Но, чтобы быть до конца правдивым, должен сказать, что на меня от времени до времени нападала непреодолимая тоска по театру. И вдруг совершенно неожиданно меня через военное министерство официально вызывает театр парижской Оперы для выступления в спектакле в пользу французского Красного Креста! Это была радость. И вот я из пулеметчика превращаюсь на несколько часов в принца датского. После представления «Гамлета» я вышел на сцену и спел патриотические гимны как по-французски, так и по-итальянски.
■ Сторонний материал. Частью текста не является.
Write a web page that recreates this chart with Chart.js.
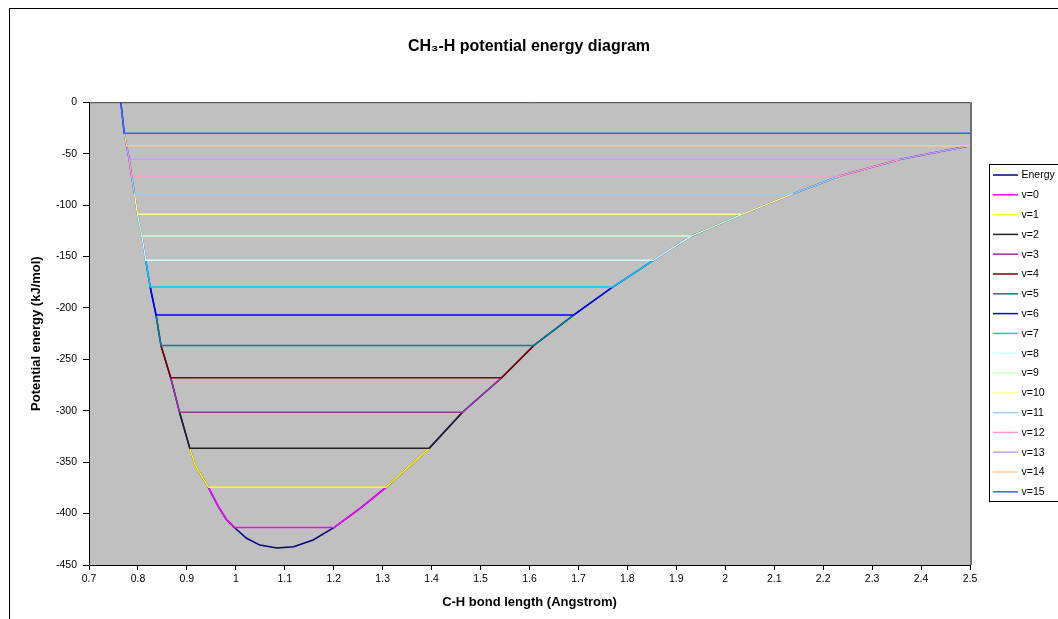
<!DOCTYPE html>
<html>
<head>
<meta charset="utf-8">
<title>CH3-H potential energy diagram</title>
<script src="https://cdn.jsdelivr.net/npm/chart.js@4.4.1/dist/chart.umd.min.js"></script>
<style>
  html, body { margin: 0; padding: 0; background: #fff; }
  canvas { display: block; }
</style>
</head>
<body>
<canvas id="pe-chart" width="1058" height="619"></canvas>
<script>
// --- data ---
// potential curve: C-H bond length (Angstrom) / energy (kJ/mol)
const bondLength = [
  0.765, 0.772, 0.777, 0.782, 0.787, 0.793, 0.799, 0.808, 0.816, 0.825, 0.837,
  0.847, 0.867, 0.885, 0.906, 0.917, 0.944, 0.964, 0.981, 0.992, 0.997,
  1.022, 1.049, 1.084, 1.118, 1.158, 1.201, 1.254, 1.307, 1.395, 1.463,
  1.543, 1.609, 1.690, 1.770, 1.853, 1.931, 2.035, 2.138, 2.234, 2.358, 2.5
];
const energy = [
  0, -30.1, -42.4, -55.4, -71.8, -89.1, -109, -130.1, -153.7, -179.7, -207,
  -236.5, -268, -301.5, -336.6, -353, -374.5, -393, -406, -411, -413.5,
  -424, -430.6, -433.5, -432.2, -425.7, -413.5, -395, -374.5, -336.6, -301.5,
  -268, -236.5, -207, -179.7, -153.7, -130.1, -109, -89.1, -71.8, -55.4, -42.4
];

// vibrational levels
const levelNames = ['v=0', 'v=1', 'v=2', 'v=3', 'v=4', 'v=5', 'v=6', 'v=7',
  'v=8', 'v=9', 'v=10', 'v=11', 'v=12', 'v=13', 'v=14', 'v=15'];
const levelEnergy = [-413.5, -374.5, -336.6, -301.5, -268, -236.5, -207, -179.7,
  -153.7, -130.1, -109, -89.1, -71.8, -55.4, -42.4, -30.1];
const levelLeft = [0.997, 0.944, 0.906, 0.885, 0.867, 0.847, 0.837, 0.825,
  0.816, 0.808, 0.799, 0.793, 0.787, 0.782, 0.777, 0.772];
const levelRight = [1.201, 1.307, 1.395, 1.463, 1.543, 1.609, 1.690, 1.770,
  1.853, 1.931, 2.035, 2.138, 2.234, 2.358, 2.5, 2.5];

const energyColor = '#000080';
const levelColors = ['#FF00FF', '#FFFF00', '#222222', '#993399', '#800000', '#008080',
  '#0000FF', '#00CCFF', '#CCFFFF', '#CCFFCC', '#FFFF99', '#99CCFF', '#FF99CC',
  '#CC99FF', '#FFCC99', '#3366FF'];

const FONT = '"Liberation Sans", Arial, Helvetica, sans-serif';

// each level: curve down to the level, flat across, curve back up to next level
function levelPoints(v) {
  const e = levelEnergy[v];
  const top = v + 1 < levelEnergy.length ? levelEnergy[v + 1] : 0;
  const pts = [];
  bondLength.forEach((x, i) => {
    if (x < levelLeft[v] && energy[i] <= top && energy[i] > e) pts.push({ x, y: energy[i] });
  });
  pts.push({ x: levelLeft[v], y: e }, { x: levelRight[v], y: e });
  bondLength.forEach((x, i) => {
    if (x > levelRight[v] && energy[i] <= top && energy[i] > e) pts.push({ x, y: energy[i] });
  });
  return pts;
}

const datasets = [{
  label: 'Energy',
  data: bondLength.map((x, i) => ({ x, y: energy[i] })),
  borderColor: energyColor
}].concat(levelNames.map((name, v) => ({
  label: name,
  data: levelPoints(v),
  borderColor: levelColors[v]
}))).map((ds, i, all) => Object.assign(ds, {
  borderWidth: 1.5,
  pointRadius: 0,
  tension: 0,
  fill: false,
  order: all.length - i   // later series painted on top, like Excel
}));

// white page, outer frame and grey plot area
const frame = {
  id: 'frame',
  beforeDraw(chart) {
    const { ctx, chartArea: a } = chart;
    ctx.save();
    ctx.fillStyle = '#fff';
    ctx.fillRect(0, 0, chart.width, chart.height);
    ctx.strokeStyle = '#000';
    ctx.lineWidth = 1;
    ctx.strokeRect(9.5, 8.5, chart.width + 20, chart.height + 20);
    ctx.fillStyle = '#C0C0C0';
    ctx.fillRect(a.left, a.top, a.right - a.left, a.bottom - a.top);
    ctx.restore();
  },
  afterDatasetsDraw(chart) {
    const { ctx, chartArea: a } = chart;
    ctx.save();
    ctx.strokeStyle = '#404040';
    ctx.lineWidth = 1;
    ctx.beginPath();
    ctx.moveTo(a.left, a.top + 0.5);
    ctx.lineTo(a.right, a.top + 0.5);
    ctx.stroke();
    ctx.strokeStyle = '#707070';
    ctx.lineWidth = 2;
    ctx.beginPath();
    ctx.moveTo(a.right + 1, a.top);
    ctx.lineTo(a.right + 1, a.bottom);
    ctx.stroke();
    ctx.restore();
  }
};

// boxed legend at the right edge, partly cut off like the original
const boxLegend = {
  id: 'boxLegend',
  afterDraw(chart) {
    const ctx = chart.ctx;
    ctx.save();
    ctx.fillStyle = '#fff';
    ctx.strokeStyle = '#000';
    ctx.lineWidth = 1;
    ctx.fillRect(989.5, 164.5, 100, 337);
    ctx.strokeRect(989.5, 164.5, 100, 337);
    ctx.font = '10.5px ' + FONT;
    ctx.textBaseline = 'middle';
    chart.data.datasets.forEach((ds, i) => {
      const y = 175 + i * 19.8;
      ctx.strokeStyle = ds.borderColor;
      ctx.lineWidth = 1.5;
      ctx.beginPath();
      ctx.moveTo(993, y);
      ctx.lineTo(1018, y);
      ctx.stroke();
      ctx.fillStyle = '#000';
      ctx.fillText(ds.label, 1021.5, y + 0.5);
    });
    ctx.restore();
  }
};

const fmt = v => String(parseFloat(Number(v).toFixed(2)));

new Chart(document.getElementById('pe-chart'), {
  type: 'line',
  data: { datasets },
  plugins: [frame, boxLegend],
  options: {
    responsive: false,
    animation: false,
    events: [],
    layout: { padding: 0 },
    plugins: {
      legend: { display: false },
      tooltip: { enabled: false },
      title: {
        display: true,
        text: 'CH\u2083-H potential energy diagram',
        color: '#000',
        font: { family: FONT, size: 16, weight: 'bold' },
        padding: { top: 37, bottom: 46 }
      }
    },
    scales: {
      x: {
        type: 'linear',
        min: 0.7,
        max: 2.5,
        afterFit: s => { s.height = 54; },
        ticks: {
          stepSize: 0.1,
          autoSkip: false,
          maxRotation: 0,
          color: '#000',
          padding: 3,
          font: { family: FONT, size: 10.5 },
          callback: fmt
        },
        grid: { drawOnChartArea: false, tickLength: 5, color: '#000' },
        border: { display: true, color: '#000', width: 1 },
        title: {
          display: true,
          text: 'C-H bond length (Angstrom)',
          color: '#000',
          font: { family: FONT, size: 13, weight: 'bold' },
          padding: { top: 0, bottom: 9 }
        }
      },
      y: {
        min: -450,
        max: 0,
        afterFit: s => { s.width = 89; },
        ticks: {
          stepSize: 50,
          color: '#000',
          padding: 6,
          font: { family: FONT, size: 10.5 },
          callback: fmt
        },
        grid: { drawOnChartArea: false, tickLength: 6, color: '#000' },
        border: { display: true, color: '#000', width: 1 },
        title: {
          display: true,
          text: 'Potential energy (kJ/mol)',
          color: '#000',
          font: { family: FONT, size: 13, weight: 'bold' },
          padding: { top: 29, bottom: 0 }
        }
      },
      // empty right-hand axis keeps room for the legend box
      yRoom: {
        position: 'right',
        display: true,
        afterFit: s => { s.width = 88; },
        ticks: { display: false },
        grid: { display: false },
        border: { display: false }
      }
    }
  }
});
</script>
</body>
</html>
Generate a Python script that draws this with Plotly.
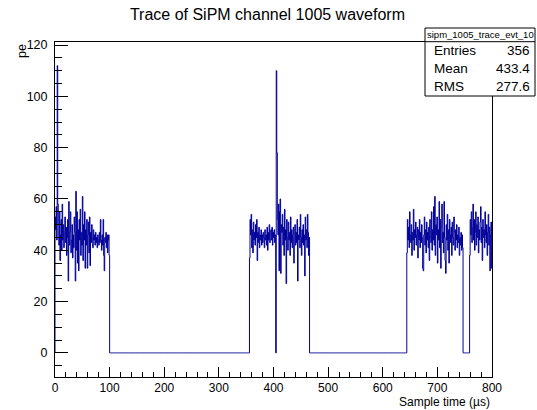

Театр был до отказа переполнен публикой. Раздавались мощные взрывы аплодисментов и громкие возгласы: «Vive la France! Vive l'ltalie!* Я необыкновенно воодушевился и, хотя не совершил ни одного героического поступка, искренне гордился тем, что я итальянец и что я принес в другую страну свой вклад добра и пользы. Когда после патриотических гимнов публика немного успокоилась, меня попросили спеть какие-нибудь песни. На сцену было выдвинуто фортепиано, и я спел две песни Марио Коста. Выдающийся автор «Истории Пьеро» был в театре. Я обнаружил его в кресле первого ряда, но он никак не ожидал от меня подобного сюрприза. Кончив его романсы под восторженные возгласы и аплодисменты, я указал на него публике и сказал следующее: «Respectable public, ces applaudissements ne m'appar-tiennent pas, mais appartiennent a Mario Costa, qui a cree les belles melodies que vous venez d'entendre!** Публика устроила Коста такую овацию, которая по-видимому, очень растрогала чуткую душу дорогого маэстро. Поднявшись ко мне в уборную, чтобы поблагодарить за радость, которую я ему доставил, он сказал, что плачет от счастья, видя свое имя соединенным с моим в этом празднике франко-итальянского искусства.
* «Да здравствует Франция! Да здравствует Италия!» (франц.).